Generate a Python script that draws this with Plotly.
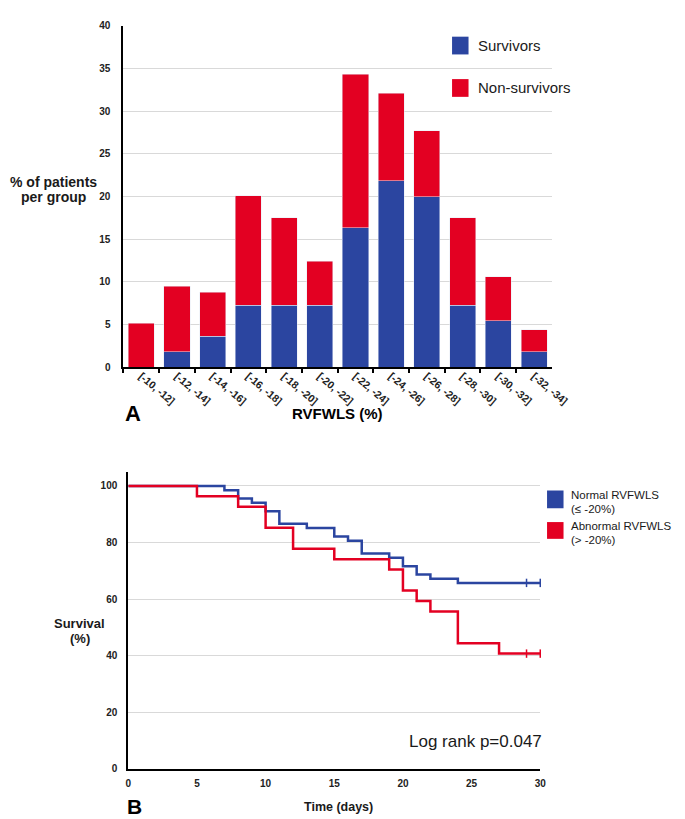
import plotly.graph_objects as go

W, H = 685, 819
FONT = "Liberation Sans, Arial, sans-serif"
BLUE = "#2b45a0"
RED = "#e30022"
GRID = "#d9d9d9"

# Panel A: RVFWLS distribution, % of patients per group
rvfwls_bins = ["[-10, -12]", "[-12, -14]", "[-14, -16]", "[-16, -18]", "[-18, -20]", "[-20, -22]",
               "[-22, -24]", "[-24, -26]", "[-26, -28]", "[-28, -30]", "[-30, -32]", "[-32, -34]"]
survivors_pct = [0, 1.82, 3.64, 7.27, 7.27, 7.27, 16.36, 21.82, 20.0, 7.27, 5.45, 1.82]
non_survivors_pct = [5.13, 7.69, 5.13, 12.82, 10.26, 5.13, 17.95, 10.26, 7.69, 10.26, 5.13, 2.56]

# Panel B: Kaplan-Meier survival
normal_days = [0, 7, 8, 9, 10, 11, 13, 15, 16, 17, 19, 20, 21, 22, 24, 30]
normal_surv = [100, 98.5, 95.5, 94.0, 91.0, 86.6, 85.1, 82.1, 80.6, 76.1, 74.6, 71.6, 68.7, 67.2, 65.7, 65.7]
abnormal_days = [0, 5, 8, 10, 12, 15, 19, 20, 21, 22, 24, 27, 30]
abnormal_surv = [100, 96.3, 92.6, 85.2, 77.8, 74.1, 70.4, 63.0, 59.3, 55.6, 44.4, 40.7, 40.7]
censor_days = [29, 30]
normal_censor = [65.7, 65.7]
abnormal_censor = [40.7, 40.7]


def px(x):
    return x / W


def py(y):
    return 1 - y / H


fig = go.Figure()

fig.add_trace(go.Bar(x=rvfwls_bins, y=survivors_pct, marker_color=BLUE, name="Survivors",
                     xaxis="x", yaxis="y"))
fig.add_trace(go.Bar(x=rvfwls_bins, y=non_survivors_pct, marker_color=RED, name="Non-survivors",
                     xaxis="x", yaxis="y"))

fig.add_trace(go.Scatter(x=normal_days, y=normal_surv, mode="lines",
                         line=dict(shape="hv", color=BLUE, width=2.5), xaxis="x2", yaxis="y2"))
fig.add_trace(go.Scatter(x=abnormal_days, y=abnormal_surv, mode="lines",
                         line=dict(shape="hv", color=RED, width=2.5), xaxis="x2", yaxis="y2"))
# censored observations
fig.add_trace(go.Scatter(x=censor_days, y=normal_censor, mode="markers", cliponaxis=False,
                         marker=dict(symbol="line-ns-open", size=6, color=BLUE,
                                     line=dict(color=BLUE, width=1.5)),
                         xaxis="x2", yaxis="y2"))
fig.add_trace(go.Scatter(x=censor_days, y=abnormal_censor, mode="markers", cliponaxis=False,
                         marker=dict(symbol="line-ns-open", size=6, color=RED,
                                     line=dict(color=RED, width=1.5)),
                         xaxis="x2", yaxis="y2"))

tickfont = dict(family=FONT, size=10, color="#222", weight="bold")

annotations = []


def label(text, x, y, size, anchor="center", bold=False, color="#1a1a1a"):
    annotations.append(dict(
        text=f"<b>{text}</b>" if bold else text, x=px(x), y=py(y), xref="paper", yref="paper",
        xanchor=anchor, yanchor="middle", showarrow=False, borderpad=0,
        font=dict(family=FONT, size=size, color=color)))


label("% of patients", 44, 171, 14, bold=True)
label("per group", 44, 187, 14, bold=True)
label("A", 117, 406, 22, anchor="left", bold=True, color="black")
label("RVFWLS (%)", 337, 406, 15, bold=True, color="black")
label("Survivors", 481, 33, 15, anchor="left")
label("Non-survivors", 481, 76, 15, anchor="left")

label("Normal RVFWLS", 577, 489, 11.5, anchor="left")
label("(≤ -20%)", 577, 503, 11.5, anchor="left")
label("Abnormal RVFWLS", 577, 520, 11.5, anchor="left")
label("(> -20%)", 577, 534, 11.5, anchor="left")
label("Log rank p=0.047", 549, 738, 17, anchor="right")
label("Survival", 71, 619, 13, bold=True)
label("(%)", 71, 634, 13, bold=True)
label("B", 119, 804, 21, anchor="left", bold=True, color="black")
label("Time (days)", 338, 805, 12.5, bold=True)

shapes = []
for (x0, y0, x1, y1, c) in [(455, 24, 472, 42, BLUE), (455, 67, 472, 85, RED),
                            (553, 484, 570, 502, BLUE), (553, 516, 570, 533, RED)]:
    shapes.append(dict(type="rect", xref="paper", yref="paper", x0=px(x0), x1=px(x1),
                       y0=py(y1), y1=py(y0), fillcolor=c, line=dict(width=0)))

fig.update_layout(
    width=W, height=H,
    margin=dict(l=0, r=0, t=0, b=0),
    paper_bgcolor="white", plot_bgcolor="white",
    showlegend=False,
    barmode="stack", bargap=0.27,
    xaxis=dict(domain=[px(116), px(558)], anchor="y", type="category",
               showline=True, linecolor="black", linewidth=2, showgrid=False,
               ticks="outside", tickson="boundaries", ticklen=4, tickwidth=2, tickcolor="black",
               tickangle=40, ticklabelstandoff=-3,
               tickfont=dict(family=FONT, size=10.5, color="#222", weight="bold")),
    yaxis=dict(domain=[py(359), py(13)], anchor="x", range=[0, 40], dtick=5,
               showgrid=True, gridcolor=GRID, gridwidth=1, zeroline=False,
               showline=True, linecolor="black", linewidth=2, ticks="",
               ticklabelstandoff=9, tickfont=tickfont),
    xaxis2=dict(domain=[px(121), px(546)], anchor="y2", range=[0, 30], dtick=5,
                showgrid=False, zeroline=False, showline=True, linecolor="black", linewidth=2,
                ticks="", ticklabelstandoff=4, tickfont=tickfont),
    yaxis2=dict(domain=[py(766), py(465)], anchor="x2", range=[0, 105],
                tickvals=[0, 20, 40, 60, 80, 100],
                showgrid=True, gridcolor=GRID, gridwidth=1, zeroline=False,
                showline=True, linecolor="black", linewidth=2, ticks="",
                ticklabelstandoff=7, tickfont=tickfont),
    annotations=annotations,
    shapes=shapes,
)

fig.write_html("out.html")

YOUR INSTRUCTIONS -> Please restate the material above line by line, exactly, beginning at its first line and ending with the line that contains "fig = go.Figure()", without any pictures.

ANSWER IN FULL ->
Generate a Python script that draws this with Plotly.
import plotly.graph_objects as go

W, H = 685, 819
FONT = "Liberation Sans, Arial, sans-serif"
BLUE = "#2b45a0"
RED = "#e30022"
GRID = "#d9d9d9"

# Panel A: RVFWLS distribution, % of patients per group
rvfwls_bins = ["[-10, -12]", "[-12, -14]", "[-14, -16]", "[-16, -18]", "[-18, -20]", "[-20, -22]",
               "[-22, -24]", "[-24, -26]", "[-26, -28]", "[-28, -30]", "[-30, -32]", "[-32, -34]"]
survivors_pct = [0, 1.82, 3.64, 7.27, 7.27, 7.27, 16.36, 21.82, 20.0, 7.27, 5.45, 1.82]
non_survivors_pct = [5.13, 7.69, 5.13, 12.82, 10.26, 5.13, 17.95, 10.26, 7.69, 10.26, 5.13, 2.56]

# Panel B: Kaplan-Meier survival
normal_days = [0, 7, 8, 9, 10, 11, 13, 15, 16, 17, 19, 20, 21, 22, 24, 30]
normal_surv = [100, 98.5, 95.5, 94.0, 91.0, 86.6, 85.1, 82.1, 80.6, 76.1, 74.6, 71.6, 68.7, 67.2, 65.7, 65.7]
abnormal_days = [0, 5, 8, 10, 12, 15, 19, 20, 21, 22, 24, 27, 30]
abnormal_surv = [100, 96.3, 92.6, 85.2, 77.8, 74.1, 70.4, 63.0, 59.3, 55.6, 44.4, 40.7, 40.7]
censor_days = [29, 30]
normal_censor = [65.7, 65.7]
abnormal_censor = [40.7, 40.7]


def px(x):
    return x / W


def py(y):
    return 1 - y / H


fig = go.Figure()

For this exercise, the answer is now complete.